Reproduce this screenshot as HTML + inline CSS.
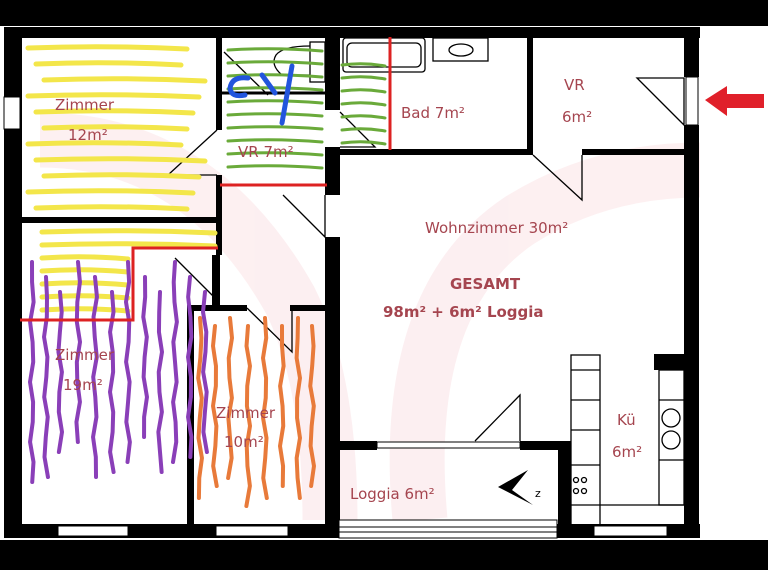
<!DOCTYPE html>
<html><head><meta charset="utf-8"><style>
html,body{margin:0;padding:0;background:#000;}
svg{display:block}
text{font-family:"DejaVu Sans","Liberation Sans",sans-serif;fill:#a5454f;}
</style></head><body>
<svg id="s" width="768" height="570" viewBox="0 0 768 570" xmlns="http://www.w3.org/2000/svg">
<rect x="0" y="0" width="768" height="570" fill="#000"/>
<rect x="0" y="26" width="768" height="514" fill="#fff"/>
<g fill="none" stroke="#fcecee" stroke-width="55" opacity="0.8">
<path d="M40 140 Q200 140 290 300 Q330 380 330 520"/>
<path d="M420 520 Q400 300 520 220 Q600 170 700 170"/>
</g>
<g id="walls" fill="#000">
<rect x="4" y="27" width="696" height="11"/>
<rect x="4" y="27" width="18" height="511"/>
<rect x="4" y="524" width="696" height="14"/>
<rect x="684" y="27" width="15" height="50"/>
<rect x="684" y="125" width="15" height="413"/>
<rect x="216" y="37" width="6" height="93"/>
<rect x="216" y="175" width="6" height="80"/>
<rect x="20" y="217" width="198" height="6"/>
<rect x="325" y="37" width="15" height="73"/>
<rect x="325" y="147" width="15" height="48"/>
<rect x="325" y="237" width="15" height="290"/>
<rect x="330" y="149" width="203" height="6"/>
<rect x="582" y="149" width="105" height="6"/>
<rect x="527" y="37" width="6" height="115"/>
<rect x="187" y="305" width="7" height="222"/>
<rect x="187" y="305" width="60" height="6"/>
<rect x="290" y="305" width="40" height="6"/>
<rect x="212" y="255" width="8" height="52"/>
<rect x="339" y="441" width="38" height="9"/>
<rect x="520" y="441" width="45" height="9"/>
<rect x="558" y="441" width="13" height="90"/>
<rect x="654" y="354" width="32" height="16"/>
</g>
<rect x="4" y="97" width="16" height="32" fill="#fff" stroke="#000"/>
<g fill="#fff" stroke="#000" stroke-width="1">
<rect x="58" y="526" width="70" height="10"/>
<rect x="216" y="526" width="72" height="10"/>
<rect x="594" y="526" width="73" height="10"/>
<rect x="339" y="520" width="218" height="18"/>
<line x1="339" y1="527" x2="557" y2="527"/>
<line x1="339" y1="532" x2="557" y2="532"/>
<rect x="377" y="442" width="143" height="6"/>
<rect x="686" y="77" width="12" height="48"/>
</g>
<g fill="none" stroke="#000" stroke-width="1.3">
<path d="M217 130 L168 175 L217 175"/>
<path d="M283 195 L325 237 L325 195"/>
<path d="M533 155 L582 200 L582 155"/>
<path d="M637 78 L684 125 L684 78 Z"/>
<path d="M340 112 L375 147 L340 147"/>
<path d="M224 52 L268 95"/>
<path d="M175 258 L217 300"/>
<path d="M247 308 L292 352 L292 308"/>
<path d="M475 441 L520 395 L520 441"/>
<rect x="343" y="38" width="82" height="34" rx="3"/>
<rect x="347" y="43" width="74" height="24" rx="5"/>
<rect x="433" y="38" width="55" height="23"/>
<ellipse cx="461" cy="50" rx="12" ry="6"/>
<rect x="310" y="42" width="15" height="40"/>
<path d="M310 46 Q283 46 276 55 Q270 65 282 75 L310 75"/>
<line x1="222" y1="93" x2="325" y2="93" stroke-width="3"/>
<rect x="571" y="355" width="29" height="170"/>
<line x1="571" y1="370" x2="600" y2="370"/>
<line x1="571" y1="400" x2="600" y2="400"/>
<line x1="571" y1="430" x2="600" y2="430"/>
<line x1="571" y1="465" x2="600" y2="465"/>
<line x1="571" y1="505" x2="684" y2="505"/>
<rect x="659" y="370" width="25" height="135"/>
<line x1="659" y1="400" x2="684" y2="400"/>
<line x1="659" y1="460" x2="684" y2="460"/>
<ellipse cx="671" cy="418" rx="9" ry="9"/>
<ellipse cx="671" cy="440" rx="9" ry="9"/>
<circle cx="576" cy="480" r="2.5"/><circle cx="584" cy="480" r="2.5"/>
<circle cx="576" cy="491" r="2.5"/><circle cx="584" cy="491" r="2.5"/>
</g>
<path d="M498 487 L528 470 L512 490 L533 505 Z" fill="#000"/>
<text x="535" y="497" font-size="11" style="fill:#000">z</text>
<g id="scr"></g>
<g stroke="#d22" stroke-width="3" fill="none">
<line x1="390" y1="37" x2="390" y2="150"/>
<line x1="220" y1="185" x2="327" y2="185"/>
<path d="M218 248 L133 248 L133 320 L20 320"/>
</g>
<g stroke="#2255dd" stroke-width="5" fill="none" stroke-linecap="round">
<path d="M248 78 Q232 76 230 88 Q231 98 245 95"/>
<path d="M262 75 L275 93"/><path d="M292 66 L282 123"/>
</g>
<path d="M705 100 L727 86 L727 94 L764 94 L764 108 L727 108 L727 116 Z" fill="#e0202a"/>
<g font-size="15">
<text x="55" y="110">Zimmer</text><text x="68" y="140">12m²</text>
<text x="238" y="157">VR 7m²</text>
<text x="401" y="118">Bad 7m²</text>
<text x="564" y="90">VR</text><text x="562" y="122">6m²</text>
<text x="425" y="233">Wohnzimmer 30m²</text>
<text x="450" y="289" font-weight="bold">GESAMT</text>
<text x="383" y="317" font-weight="bold">98m² + 6m² Loggia</text>
<text x="55" y="360">Zimmer</text><text x="63" y="390">19m²</text>
<text x="216" y="418">Zimmer</text><text x="224" y="447">10m²</text>
<text x="617" y="425">Kü</text><text x="612" y="457">6m²</text>
<text x="350" y="499">Loggia 6m²</text>
</g>
</svg>
<script>
var g=document.getElementById('scr'),h='';
function r(i){return Math.sin(i*12.9898)*0.5;}
function hl(x1,x2,y,c,w){h+='<path d="M'+x1+' '+y+' Q'+((x1+x2)/2)+' '+(y-3)+' '+x2+' '+(y+1)+'" stroke="'+c+'" stroke-width="'+w+'" fill="none" stroke-linecap="round"/>';}
function vl(x,y1,y2,c,w,k){var d='M'+x+' '+y1;for(var y=y1+20;y<=y2;y+=20){d+=' L'+(x+4*r(k+y))+' '+y;}h+='<path d="'+d+'" stroke="'+c+'" stroke-width="'+w+'" fill="none" stroke-linecap="round"/>';}
var Y='#f3e64a';
for(var y=48;y<215;y+=16){hl(28+(y%3)*8,205-(y%5)*6,y,Y,5);}
for(var y=232;y<316;y+=13){hl(42,y<250?215:128,y,Y,5);}
var G='#6aaa3a';
for(var y=50;y<180;y+=13){hl(228,322,y,G,3);}
for(var y=65;y<145;y+=13){hl(342,385,y,G,3);}
var P='#8a3fb8';
var px=[32,46,60,78,95,112,128,145,160,175,190,205];
px.forEach(function(x,i){vl(x,262+(i%3)*15,490-(i%4)*12,P,4,i);});
var O='#e87a3a';
[200,215,230,248,265,282,298,312].forEach(function(x,i){vl(x,318+(i%2)*8,515-(i%3)*10,O,4,i+20);});
g.innerHTML=h;
</script>
</body></html>
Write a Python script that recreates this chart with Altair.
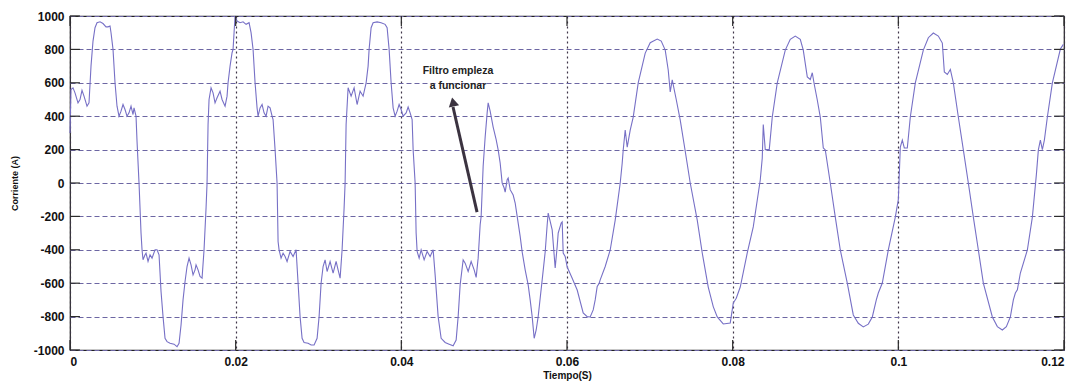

### THE EXERCISE
Select every line of the material above holding the word "script" and copy it.

### RESPONSE
<script>
</script>
Write a Python script that recreates this chart with Altair.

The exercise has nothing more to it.